This is unlikely, as a study of the impact of the awards of past Finance Commissions shows. None of the Commissions, going as far back as the 11th to the 15th, accounted for more than 3.5 to 4 per cent of GDP off the Centre’s plate. The balance is one of the key reasons why the finance ministry has been able to convince foreign investors that India’s macro balances are not only stable but would improve despite global uncertainties. Barclays Bank has forecast that another upgrade to India’s sovereign rating is expected in 2026 itself. In 2025, S&P had upgraded India papers to BBB in August 2025.
“The Finance Commission awards always make room within the constraints of the Union finances,” Pinaki Chakraborty, who served as the chief economic adviser to the 14th Finance Commission, told Business Standard. So making space for what the 16th Finance Commission asks her to set aside will not disturb her budget arithmetic, going by past trends.
The Finance Commissions are set up every five years by the President of India as per the mandate of the Constitution. The Commissions decide what percentage of the Centre’s tax revenues should be transferred to state governments and then how the sum should be allocated among the states. The 16th Finance Commission, under former deputy chairman of Niti Aayog Arvind Panagariya, submitted its report to President Droupadi Murmu in November 2025. The Union finance ministry has therefore had enough time to build the impact of the recommendations into the Budget numbers.
As the accompanying data sheet shows, between FY05 and FY23, total transfers to states as a percentage of the gross revenue receipts of the Union government remained largely unchanged during the period. So did the share of central government schemes, at about 3 per cent of GDP, making the aggregate transfer to states about 6.5 per cent. This has recently tipped above 7 per cent, with capital expenditure support being handed out by the Centre.
The trend applied even for the 14th Finance Commission, under YV Reddy. The award of the Commission offered a substantial jump in the share of the states to 42 per cent from 32 per cent. Even though the Commission had recommended that tax devolution should remain the primary source of transfer of funds to states — the rationale being that this would increase the flow of unconditional transfers and give states more flexibility in their spending — in practice, this too was achieved by clubbing the non-plan allocation with plan funds. “The tax devolution recommended by the Commission subsumed some of the Plan transfers to States and covered both Plan and non-Plan revenue expenditure,” YV Reddy, chairman of the 14th Finance Commission, noted in the book Indian Fiscal Federalism, which he co-authored with GR Reddy and Chakraborty.
The distinction between plan and non-plan has been done away with by the current government, but the percentage allocation — at roughly 42 per cent — for the states has remained even under the 15th Finance Commission award. This reflects near stability in the shares of the Centre and the states in the combined revenue receipts, both before and after transfers.

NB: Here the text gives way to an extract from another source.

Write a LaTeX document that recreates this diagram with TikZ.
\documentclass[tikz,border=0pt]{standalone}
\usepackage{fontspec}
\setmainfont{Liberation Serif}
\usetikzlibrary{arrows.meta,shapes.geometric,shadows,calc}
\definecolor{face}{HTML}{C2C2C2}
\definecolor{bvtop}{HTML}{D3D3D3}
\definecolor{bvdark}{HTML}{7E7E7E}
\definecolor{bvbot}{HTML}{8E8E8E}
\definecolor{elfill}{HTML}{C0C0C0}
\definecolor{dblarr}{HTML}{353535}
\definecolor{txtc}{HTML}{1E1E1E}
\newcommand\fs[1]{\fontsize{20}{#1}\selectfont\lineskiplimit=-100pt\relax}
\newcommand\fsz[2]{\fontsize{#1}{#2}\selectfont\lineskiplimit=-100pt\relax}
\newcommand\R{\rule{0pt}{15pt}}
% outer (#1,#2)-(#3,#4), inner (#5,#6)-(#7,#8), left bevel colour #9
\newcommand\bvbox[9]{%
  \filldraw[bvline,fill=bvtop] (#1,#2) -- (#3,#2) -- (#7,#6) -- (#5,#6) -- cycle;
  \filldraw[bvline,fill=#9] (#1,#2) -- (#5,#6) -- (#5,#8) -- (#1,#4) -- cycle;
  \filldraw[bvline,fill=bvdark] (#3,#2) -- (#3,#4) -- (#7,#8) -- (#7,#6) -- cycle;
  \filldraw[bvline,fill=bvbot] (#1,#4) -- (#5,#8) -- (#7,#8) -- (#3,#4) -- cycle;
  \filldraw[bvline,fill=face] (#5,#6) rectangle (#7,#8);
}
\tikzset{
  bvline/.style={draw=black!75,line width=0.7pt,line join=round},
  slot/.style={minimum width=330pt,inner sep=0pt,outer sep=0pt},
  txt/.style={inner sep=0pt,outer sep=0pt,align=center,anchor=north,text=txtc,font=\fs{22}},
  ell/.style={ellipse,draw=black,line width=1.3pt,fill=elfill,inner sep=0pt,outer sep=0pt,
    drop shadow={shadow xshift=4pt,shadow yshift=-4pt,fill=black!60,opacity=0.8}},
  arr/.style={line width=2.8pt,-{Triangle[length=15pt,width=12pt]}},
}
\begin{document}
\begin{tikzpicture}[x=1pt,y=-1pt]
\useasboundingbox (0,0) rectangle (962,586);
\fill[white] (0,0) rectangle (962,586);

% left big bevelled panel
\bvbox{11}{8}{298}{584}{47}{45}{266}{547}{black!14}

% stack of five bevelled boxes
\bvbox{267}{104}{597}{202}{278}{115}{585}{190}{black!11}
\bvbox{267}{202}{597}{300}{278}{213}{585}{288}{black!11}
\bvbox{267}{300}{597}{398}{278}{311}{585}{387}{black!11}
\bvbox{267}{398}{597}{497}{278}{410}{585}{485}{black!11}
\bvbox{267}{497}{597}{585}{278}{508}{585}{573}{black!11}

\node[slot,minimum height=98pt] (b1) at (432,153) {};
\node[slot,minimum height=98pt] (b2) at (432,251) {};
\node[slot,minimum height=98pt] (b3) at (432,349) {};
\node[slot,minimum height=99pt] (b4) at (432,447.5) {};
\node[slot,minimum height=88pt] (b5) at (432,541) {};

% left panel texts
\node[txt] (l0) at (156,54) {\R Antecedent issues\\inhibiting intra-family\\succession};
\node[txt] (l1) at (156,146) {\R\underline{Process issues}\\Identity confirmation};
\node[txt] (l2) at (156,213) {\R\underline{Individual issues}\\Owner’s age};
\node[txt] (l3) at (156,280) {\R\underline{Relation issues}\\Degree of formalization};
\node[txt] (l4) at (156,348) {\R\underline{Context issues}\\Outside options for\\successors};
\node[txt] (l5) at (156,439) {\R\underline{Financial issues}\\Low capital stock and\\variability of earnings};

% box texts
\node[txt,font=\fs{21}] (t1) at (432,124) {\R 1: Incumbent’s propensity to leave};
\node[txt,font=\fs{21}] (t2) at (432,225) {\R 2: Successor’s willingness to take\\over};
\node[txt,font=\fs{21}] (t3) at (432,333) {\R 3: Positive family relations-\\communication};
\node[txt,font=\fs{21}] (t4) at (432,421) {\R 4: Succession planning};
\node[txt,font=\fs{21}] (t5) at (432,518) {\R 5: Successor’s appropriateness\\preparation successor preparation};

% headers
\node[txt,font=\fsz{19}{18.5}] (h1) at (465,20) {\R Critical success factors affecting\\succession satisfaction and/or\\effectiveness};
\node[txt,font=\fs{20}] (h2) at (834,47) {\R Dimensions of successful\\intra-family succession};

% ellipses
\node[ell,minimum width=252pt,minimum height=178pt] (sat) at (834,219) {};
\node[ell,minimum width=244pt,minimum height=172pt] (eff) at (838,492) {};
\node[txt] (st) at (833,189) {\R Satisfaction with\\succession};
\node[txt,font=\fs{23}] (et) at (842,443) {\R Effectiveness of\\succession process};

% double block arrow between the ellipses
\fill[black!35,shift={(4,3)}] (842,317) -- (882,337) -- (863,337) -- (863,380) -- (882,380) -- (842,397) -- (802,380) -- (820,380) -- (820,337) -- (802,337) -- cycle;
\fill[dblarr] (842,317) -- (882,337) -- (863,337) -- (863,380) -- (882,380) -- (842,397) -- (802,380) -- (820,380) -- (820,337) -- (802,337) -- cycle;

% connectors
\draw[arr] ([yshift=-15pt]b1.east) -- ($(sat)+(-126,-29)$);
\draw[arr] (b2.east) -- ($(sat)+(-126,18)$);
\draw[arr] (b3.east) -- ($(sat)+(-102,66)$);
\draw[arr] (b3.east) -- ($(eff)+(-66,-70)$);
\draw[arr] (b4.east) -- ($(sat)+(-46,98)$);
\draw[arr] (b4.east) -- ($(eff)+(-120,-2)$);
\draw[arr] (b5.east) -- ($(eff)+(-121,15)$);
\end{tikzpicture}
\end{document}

However, as a PRS India note states, the quality of the transfers has improved over the past ten years. So even as the share of central revenues shared with states has been split almost in half, “during the 14th and 15th Finance Commission periods, the Centre shared relatively more of its revenue through tax devolution than grants and other transfers”. This has happened despite the supposed clawback by the 15th Finance Commission, which saw plain vanilla transfers of revenues to states that had reached 68 per cent slip back to 64 per cent.
Director of the Madras School of Economics NR Bhanumurthy also agreed with the assessment that the finance minister will not need to be perturbed by the scale of the transfers recommended by the 16th Finance Commission. “It is quite possible that the award will not disturb the fiscal balance at the Centre,” he said.